こんな夜に

現役の教師時代には、尾崎豊忌野清志郎の歌にはまったく共感を持ちませんでした。甘ったれの悪ガキがわめいている、くらいの印象だったのです(そもそも校舎じゅうの窓硝子を壊されたり、授業を逃げて屋上でトランジスタラジオを聴いていたりされては、困る)。しかしこの頃になって、いい歌だなあと思うようになりました。「雨上がりの夜空に」など、(バイク免許がなくても)気持ちがよく分かる―大人の責任から自由になったからでしょうか。もしそうなら、これも定年後の有難味の一つ、世界が広がったのです。

香港の女学生リーダーが、国家反逆罪で拘留中、「不協和音」の歌詞に励まされた、と語ったのを聞いて、知らないなあ、どんな曲だろう?と、You tubeで聞いてみました。歌詞を見て吃驚。アイドルグループの衣装と振り付けにも吃驚。そう言えば去年、ちらっとTV番組で聞いたことがあります。軍国調の衣装と攻撃的な群舞に違和感を持ち、こんな曲が売れるのかなあと思っただけだったのですが、彼女が逮捕の恐怖と屈辱と怒りを、この曲で乗り越えたという事実に、改めて考え込んでしまいました。

このグループには「サイレント・マジョリティ」とか「ガラスを割れ」とか、似たような曲があり、それらは現代の高校生に向けた応援歌なのでしょうか。

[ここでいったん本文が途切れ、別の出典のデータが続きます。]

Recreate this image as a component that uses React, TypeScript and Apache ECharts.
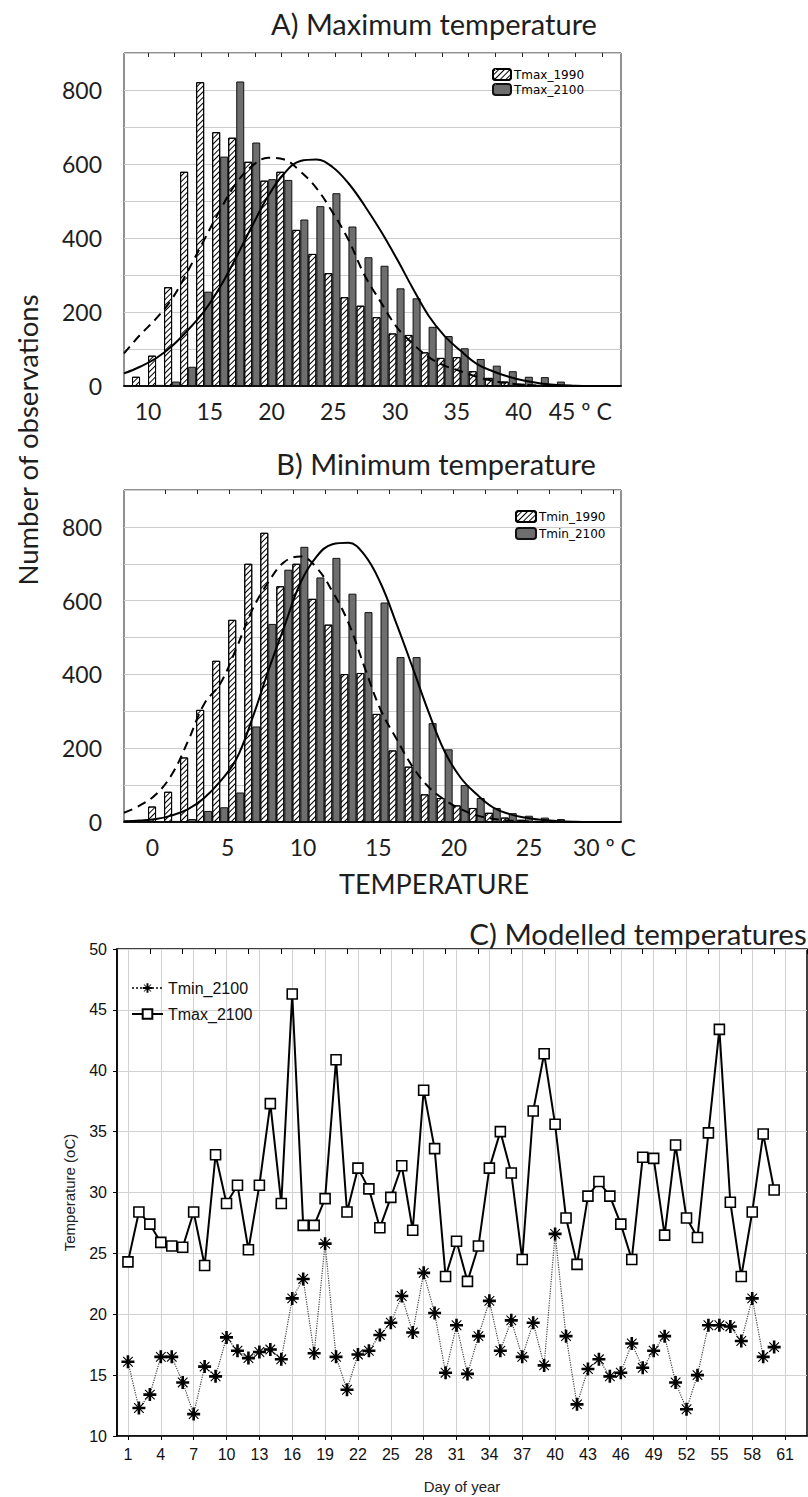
import React, { useEffect, useRef } from 'react';
import * as echarts from 'echarts';

// ---------- Panel A: maximum temperature (bins sit in slots 1..27 of 32 slots) ----------
const slots = Array.from({ length: 32 }, (_, i) => String(i));
const tmax1990 = [25, 82, 267, 579, 821, 686, 671, 606, 555, 579, 422, 357, 305, 240, 217, 186, 142, 138, 91, 76, 78, 40, 22, 12, 6, 3, 1];
const tmax2100 = [0, 3, 12, 52, 255, 620, 823, 658, 559, 557, 450, 486, 521, 431, 348, 325, 264, 237, 160, 135, 102, 73, 55, 40, 25, 24, 12];
const fitA1990 = [88, 138, 182, 236, 312, 395, 476, 548, 595, 617, 612, 580, 535, 470, 395, 300, 228, 160, 115, 78, 55, 40, 25, 14, 7, 3, 1, 0, 0, 0, 0, 0];
const fitA2100 = [34, 52, 75, 108, 152, 202, 268, 348, 433, 514, 575, 608, 612, 592, 548, 488, 420, 345, 265, 190, 135, 95, 60, 40, 25, 14, 7, 3, 1, 0, 0, 0];
const tempTicksA = [10, 15, 20, 25, 30, 35, 40, 45];
// top-border tick marks of the original axis frame (frame units)
const topTicksA = [0.9, 1.9, 2.9, 3.9, 4.9, 5.9, 6.9, 7.9, 8.9, 9.9, 10.9, 11.9, 12.9, 13.9, 14.9, 15.9, 16.9, 17.9];

// ---------- Panel B: minimum temperature (bins sit in slots 2..27) ----------
const tmin1990 = [42, 82, 175, 304, 437, 548, 700, 784, 639, 700, 605, 535, 401, 404, 293, 194, 150, 75, 65, 45, 38, 25, 12, 6, 3, 1];
const tmin2100 = [0, 3, 8, 30, 40, 80, 259, 537, 684, 746, 663, 716, 619, 569, 595, 447, 447, 268, 197, 100, 65, 38, 24, 17, 12, 8];
const fitB1990 = [25, 45, 75, 130, 220, 320, 375, 470, 575, 650, 705, 720, 690, 625, 540, 420, 305, 225, 150, 95, 60, 35, 18, 9, 4, 2, 0, 0, 0, 0, 0, 0];
const fitB2100 = [2, 4, 8, 18, 35, 65, 110, 170, 280, 410, 530, 648, 719, 753, 757, 724, 648, 537, 419, 298, 191, 120, 75, 40, 22, 12, 6, 3, 1, 0, 0, 0];
const tempTicksB = [0, 5, 10, 15, 20, 25, 30];
const topTicksB = [1.28, 2.28, 3.28, 4.28, 5.28, 6.28, 7.28, 8.28, 9.28, 10.28, 11.28, 12.28, 13.28, 14.28, 15.28];

// ---------- Panel C: modelled daily temperatures ----------
const dayCats = Array.from({ length: 64 }, (_, i) => String(i));
const days = [1, 2, 3, 4, 5, 6, 7, 8, 9, 10, 11, 12, 13, 14, 15, 16, 17, 18, 19, 20, 21, 22, 23, 24, 25, 26, 27, 28, 29, 30,
  31, 32, 33, 34, 35, 36, 37, 38, 39, 40, 41, 42, 43, 44, 45, 46, 47, 48, 49, 50, 51, 52, 53, 54, 55, 56, 57, 58, 59, 60];
const tmaxDaily = [24.3, 28.4, 27.4, 25.9, 25.6, 25.5, 28.4, 24.0, 33.1, 29.1, 30.6, 25.3, 30.6, 37.3, 29.1, 46.3, 27.3, 27.3, 29.5, 40.9,
  28.4, 32.0, 30.3, 27.1, 29.6, 32.2, 26.9, 38.4, 33.6, 23.1, 26.0, 22.7, 25.6, 32.0, 35.0, 31.6, 24.5, 36.7, 41.4, 35.6,
  27.9, 24.1, 29.7, 30.9, 29.7, 27.4, 24.5, 32.9, 32.8, 26.5, 33.9, 27.9, 26.3, 34.9, 43.4, 29.2, 23.1, 28.4, 34.8, 30.2];
const tminDaily = [16.1, 12.3, 13.4, 16.5, 16.5, 14.4, 11.8, 15.7, 14.9, 18.1, 17.0, 16.4, 16.9, 17.1, 16.3, 21.3, 22.9, 16.8, 25.8, 16.5,
  13.8, 16.7, 17.0, 18.3, 19.3, 21.5, 18.5, 23.4, 20.1, 15.2, 19.1, 15.1, 18.2, 21.1, 17.0, 19.5, 16.5, 19.3, 15.8, 26.6,
  18.2, 12.6, 15.5, 16.3, 14.9, 15.2, 17.6, 15.6, 17.0, 18.2, 14.4, 12.2, 15.0, 19.1, 19.1, 19.0, 17.8, 21.3, 16.5, 17.3];

const FONT_CAL = 'Lato, "Open Sans", sans-serif';
const FONT_ST = '"Liberation Sans", Arial, sans-serif';
const TXT = '#1e1e1e';

const padBins = (arr: number[], first: number) => {
  const out: (number | null)[] = slots.map(() => null);
  arr.forEach((v, i) => { out[first + i] = v; });
  return out;
};

const hatchDecal = {
  symbol: 'rect', symbolSize: 1, color: '#000',
  dashArrayX: [1, 0], dashArrayY: [1, 3], rotation: -Math.PI / 4,
};

const STAR = 'path://M4,0H6V4H10V6H6V10H4V6H0V4H4Z M1,1.6L1.6,1L9,8.4L8.4,9Z M8.4,1L9,1.6L1.6,9L1,8.4Z';

const yHistAxis = (gridIndex: number) => ({
  gridIndex, type: 'value', min: 0, max: 900, interval: 100,
  axisLine: { show: false }, axisTick: { show: false },
  splitLine: { show: true, lineStyle: { color: '#cdcdcd', width: 1 } },
  axisLabel: {
    margin: 22, fontSize: 23, fontFamily: FONT_CAL, color: TXT,
    formatter: (v: number) => (v % 200 === 0 ? String(v) : ''),
  },
});

const tempAxis = (gridIndex: number, min: number, max: number, ticks: number[], last: number) => ({
  gridIndex, type: 'value', min, max, position: 'bottom',
  axisLine: { show: true, onZero: false, lineStyle: { color: '#111', width: 2 } },
  axisTick: { show: false }, splitLine: { show: false },
  axisLabel: {
    customValues: ticks, margin: 13, fontSize: 23, fontFamily: FONT_CAL, color: TXT,
    showMinLabel: true, showMaxLabel: true,
    formatter: (v: number) => {
      const r = Math.round(v);
      if (Math.abs(v - r) > 1e-6 || r % 5 !== 0) return '';
      return r === last ? r + ' º C' : String(r);
    },
  },
});

const topFrameAxis = (gridIndex: number, max: number, ticks: number[]) => ({
  gridIndex, type: 'value', position: 'top', min: 0, max,
  axisLine: { show: false }, axisLabel: { show: false }, splitLine: { show: false },
  axisTick: { show: true, inside: true, length: 4, customValues: ticks, lineStyle: { color: '#222', width: 1 } },
});

const dayInterval = (index: number) => (index - 1) % 3 === 0;
const topDayInterval = (index: number) => index > 0 && index % 3 === 0;

export default function App() {
  const ref = useRef<HTMLDivElement>(null);
  useEffect(() => {
    if (!ref.current) return;
    const chart = echarts.init(ref.current, null, { renderer: 'svg' });
    const curve = (name: string, xi: number, yi: number, data: number[], dashed: boolean) => ({
      type: 'line', name, xAxisIndex: xi, yAxisIndex: yi, data, smooth: 0.4, symbol: 'none', z: 5,
      lineStyle: { color: '#000', width: 2, type: dashed ? [9, 6] : 'solid' }, silent: true,
    });
    const hatchBar = (name: string, xi: number, yi: number, data: (number | null)[]) => ({
      type: 'bar', name, xAxisIndex: xi, yAxisIndex: yi, data, barWidth: 8, barGap: '0%',
      itemStyle: { color: '#fff', borderColor: '#000', borderWidth: 1, decal: hatchDecal },
    });
    const darkBar = (name: string, xi: number, yi: number, data: (number | null)[]) => ({
      type: 'bar', name, xAxisIndex: xi, yAxisIndex: yi, data, barWidth: 8, barGap: '0%',
      itemStyle: { color: '#6e6e6e', borderColor: '#111', borderWidth: 1 },
    });
    const titleStyle = (text: string, size: number) => ({
      text, fontSize: size, fontFamily: FONT_CAL, fill: TXT,
      textAlign: 'center', textVerticalAlign: 'middle', align: 'center', verticalAlign: 'middle',
    });
    const option: any = {
      animation: false,
      backgroundColor: '#ffffff',
      textStyle: { fontFamily: FONT_ST },
      grid: [
        { left: 124, top: 53, width: 497, height: 333, show: true, borderColor: '#222', borderWidth: 1, backgroundColor: 'transparent', outerBoundsMode: 'none', containLabel: false },
        { left: 124, top: 490, width: 497, height: 332, show: true, borderColor: '#222', borderWidth: 1, backgroundColor: 'transparent', outerBoundsMode: 'none', containLabel: false },
        { left: 117, top: 949, width: 690, height: 487, show: true, borderColor: '#000', borderWidth: 1.5, backgroundColor: 'transparent', outerBoundsMode: 'none', containLabel: false },
      ],
      xAxis: [
        { gridIndex: 0, type: 'category', data: slots, boundaryGap: false, show: false },
        tempAxis(0, 8.05, 48.3, tempTicksA, 45),
        { gridIndex: 1, type: 'category', data: slots, boundaryGap: false, show: false },
        tempAxis(1, -1.88, 31.1, tempTicksB, 30),
        {
          gridIndex: 2, type: 'category', data: dayCats, boundaryGap: false,
          axisLine: { show: true, lineStyle: { color: '#000', width: 1.5 } },
          axisTick: { show: true, interval: dayInterval, length: 4, lineStyle: { color: '#000' } },
          axisLabel: { interval: dayInterval, margin: 10, fontSize: 16, fontFamily: FONT_ST, color: '#111' },
          splitLine: { show: true, interval: dayInterval, lineStyle: { color: '#d2d2d2', width: 1 } },
          name: 'Day of year', nameLocation: 'middle', nameGap: 43,
          nameTextStyle: { fontSize: 15, fontFamily: FONT_ST, color: '#222' },
        },
        topFrameAxis(0, 18.61, topTicksA),
        topFrameAxis(1, 15.53, topTicksB),
        {
          gridIndex: 2, type: 'category', data: dayCats, boundaryGap: false, position: 'top',
          axisLine: { show: false }, axisLabel: { show: false }, splitLine: { show: false },
          axisTick: { show: true, inside: true, length: 5, interval: topDayInterval, lineStyle: { color: '#000' } },
        },
      ],
      yAxis: [
        yHistAxis(0),
        yHistAxis(1),
        {
          gridIndex: 2, type: 'value', min: 10, max: 50, interval: 5,
          axisLine: { show: true, lineStyle: { color: '#000', width: 1.5 } },
          axisTick: { show: true, length: 4, lineStyle: { color: '#000' } },
          splitLine: { show: true, lineStyle: { color: '#d2d2d2', width: 1 } },
          axisLabel: { margin: 10, fontSize: 16, fontFamily: FONT_ST, color: '#111' },
          name: 'Temperature (oC)', nameLocation: 'middle', nameGap: 40, nameRotate: 90,
          nameTextStyle: { fontSize: 15, fontFamily: FONT_ST, color: '#222' },
        },
      ],
      legend: [
        {
          data: ['Tmax_1990', 'Tmax_2100'], orient: 'vertical', left: 492, top: 68, padding: 0,
          itemWidth: 18, itemHeight: 11, itemGap: 2, selectedMode: false,
          textStyle: { fontFamily: '"DejaVu Sans", sans-serif', fontSize: 12, color: '#000', padding: [0, 0, 0, -2] },
        },
        {
          data: ['Tmin_1990', 'Tmin_2100'], orient: 'vertical', left: 515, top: 510, padding: 0,
          itemWidth: 20, itemHeight: 11, itemGap: 4, selectedMode: false,
          textStyle: { fontFamily: '"DejaVu Sans", sans-serif', fontSize: 12, color: '#000', padding: [0, 0, 0, -2] },
        },
        {
          data: ['C_Tmin_2100', 'C_Tmax_2100'], orient: 'vertical', left: 131, top: 980, padding: 0,
          itemWidth: 31, itemHeight: 12, itemGap: 10, selectedMode: false,
          formatter: (n: string) => n.replace('C_', ''),
          textStyle: { fontFamily: FONT_ST, fontSize: 16, color: '#111' },
        },
      ],
      series: [
        hatchBar('Tmax_1990', 0, 0, padBins(tmax1990, 1)),
        darkBar('Tmax_2100', 0, 0, padBins(tmax2100, 1)),
        curve('fitA_1990', 0, 0, fitA1990, true),
        curve('fitA_2100', 0, 0, fitA2100, false),
        hatchBar('Tmin_1990', 2, 1, padBins(tmin1990, 2)),
        darkBar('Tmin_2100', 2, 1, padBins(tmin2100, 2)),
        curve('fitB_1990', 2, 1, fitB1990, true),
        curve('fitB_2100', 2, 1, fitB2100, false),
        {
          type: 'line', name: 'C_Tmin_2100', xAxisIndex: 4, yAxisIndex: 2,
          data: tminDaily.map((v, i) => [String(days[i]), v]),
          symbol: STAR, symbolSize: 13, showAllSymbol: true, itemStyle: { color: '#000' },
          lineStyle: { color: '#444', width: 1.2, type: 'dotted' }, z: 3,
        },
        {
          type: 'line', name: 'C_Tmax_2100', xAxisIndex: 4, yAxisIndex: 2,
          data: tmaxDaily.map((v, i) => [String(days[i]), v]),
          symbol: 'rect', symbolSize: 10, showAllSymbol: true,
          itemStyle: { color: '#fff', borderColor: '#000', borderWidth: 1.6 },
          lineStyle: { color: '#000', width: 2 }, z: 4,
        },
      ],
      graphic: {
        elements: [
          { type: 'text', x: 434, y: 23, style: titleStyle('A) Maximum temperature', 29) },
          { type: 'text', x: 436, y: 463, style: titleStyle('B) Minimum temperature', 29) },
          { type: 'text', x: 434, y: 883, style: titleStyle('TEMPERATURE', 27) },
          { type: 'text', x: 27, y: 440, rotation: Math.PI / 2, style: titleStyle('Number of observations', 27.5) },
          { type: 'text', x: 638, y: 933, style: titleStyle('C) Modelled temperatures', 29.5) },
        ],
      },
    };
    chart.setOption(option);
    return () => { chart.dispose(); };
  }, []);
  return (
    <div
      ref={ref}
      style={{ position: 'fixed', left: 0, top: 0, width: 808, height: 1497, background: '#fff' }}
    />
  );
}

女の子たちが歌うところに物語性があるのかなあ、などとぼんやり考えたりしましたが、それが世界でも最大、最強の権力に立ち向かう女子学生を支えることになろうとは、作詞者も歌手も予想しなかったことでしょう。

愛車の突然の故障をぼやく男の子なんて、可愛いもんですね。半世紀前は日本でも、大学生は自分の国の未来に責任がある、と思っていました。今どきの日本では、そんな悲壮感は笑いものでしょうが。こんな夜に、香港では、どんな月が出ているのかしら。